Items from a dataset

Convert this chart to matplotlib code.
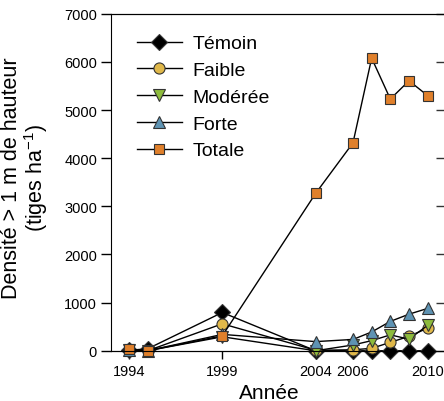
import matplotlib
matplotlib.use("Agg")
import matplotlib.pyplot as plt

plt.rcParams['font.family'] = ['Liberation Sans', 'DejaVu Sans']
plt.rcParams['mathtext.default'] = 'regular'

years = [1994, 1995, 1999, 2004, 2006, 2007, 2008, 2009, 2010]
temoin = [10, 40, 795, 0, 0, 0, 0, 0, 0]
faible = [25, 0, 560, 10, 20, 50, 175, 300, 470]
moderee = [15, 0, 290, 0, 120, 210, 330, 240, 530]
forte = [20, 0, 340, 190, 235, 390, 610, 760, 880]
totale = [35, 0, 310, 3270, 4320, 6080, 5230, 5610, 5300]

xticks = [1994, 1999, 2004, 2006, 2010]
yticks = [0, 1000, 2000, 3000, 4000, 5000, 6000, 7000]

series = [
    ('Témoin', temoin, 'D', 'black', 8.5),
    ('Faible', faible, 'o', '#E0B84A', 8),
    ('Modérée', moderee, 'v', '#8DBB3C', 8.5),
    ('Forte', forte, '^', '#5E93B3', 8.5),
    ('Totale', totale, 's', '#E0802B', 7.5),
]

fig = plt.figure(figsize=(4.44, 4.02), dpi=100)
ax = fig.add_axes([0.25, 0.125, 0.749, 0.838])

for name, vals, mk, col, ms in series:
    ax.plot(years, vals, color='black', lw=1, marker=mk, markersize=ms,
            markerfacecolor=col, markeredgecolor='#333333', markeredgewidth=0.8,
            label=name, clip_on=False, zorder=3)

ax.set_xlim(1993.04, 2010.85)
ax.set_ylim(0, 7000)
ax.set_xticks(xticks)
ax.set_yticks(yticks)
ax.tick_params(axis='both', labelsize=10.5, width=1)
ax.tick_params(axis='y', length=7, direction='out', pad=3)
ax.tick_params(axis='x', length=6, direction='out')
ax.spines['right'].set_visible(False)

# right-hand ticks pointing inward
ax2 = ax.twinx()
ax2.set_ylim(0, 7000)
ax2.set_yticks(yticks)
ax2.tick_params(axis='y', direction='in', length=5.5, width=1, labelright=False,
                right=True, color='#333333')
ax2.spines['right'].set_visible(False)
ax2.spines['left'].set_visible(False)

ax.set_xlabel('Année', fontsize=15)
ax.xaxis.set_label_coords(0.476, -0.095)
ax.set_ylabel('Densité > 1 m de hauteur\n(tiges ha$^{-1}$)', fontsize=15.5, linespacing=1.0)
ax.yaxis.set_label_coords(-0.183, 0.515)

ax.legend(loc='upper left', bbox_to_anchor=(0.055, 0.961), frameon=False, fontsize=14,
          handlelength=2.3, handletextpad=0.57, labelspacing=0.47, borderaxespad=0)

fig.savefig('out.png', dpi=100)
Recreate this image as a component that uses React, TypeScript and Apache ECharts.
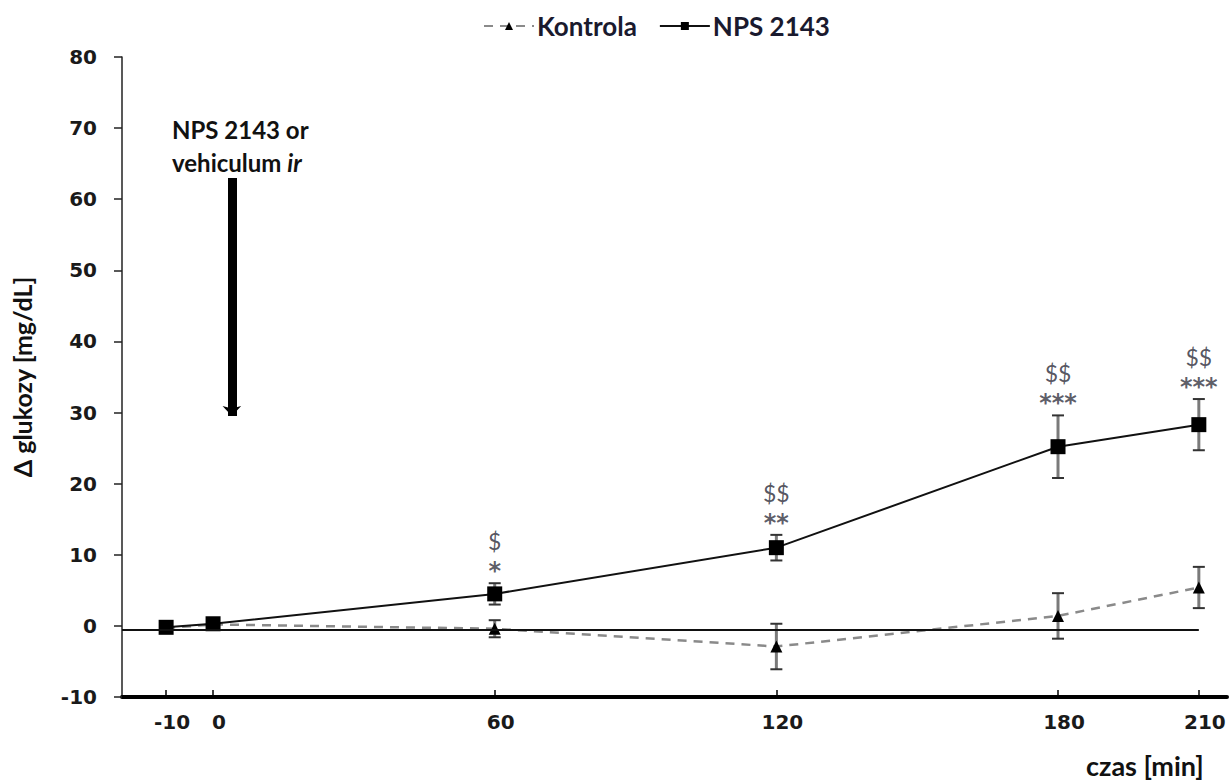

• Given request
Exactly and only the lines from the top of the records down to the line containing "plt.rcParams['mathtext.default'] = 'regular'" should be transcribed, please, without the pictures.

• Written reply
Convert this chart to matplotlib code.
import matplotlib
matplotlib.use("Agg")
import matplotlib.pyplot as plt

plt.rcParams['font.family'] = ['Liberation Sans', 'DejaVu Sans']
plt.rcParams['mathtext.default'] = 'regular'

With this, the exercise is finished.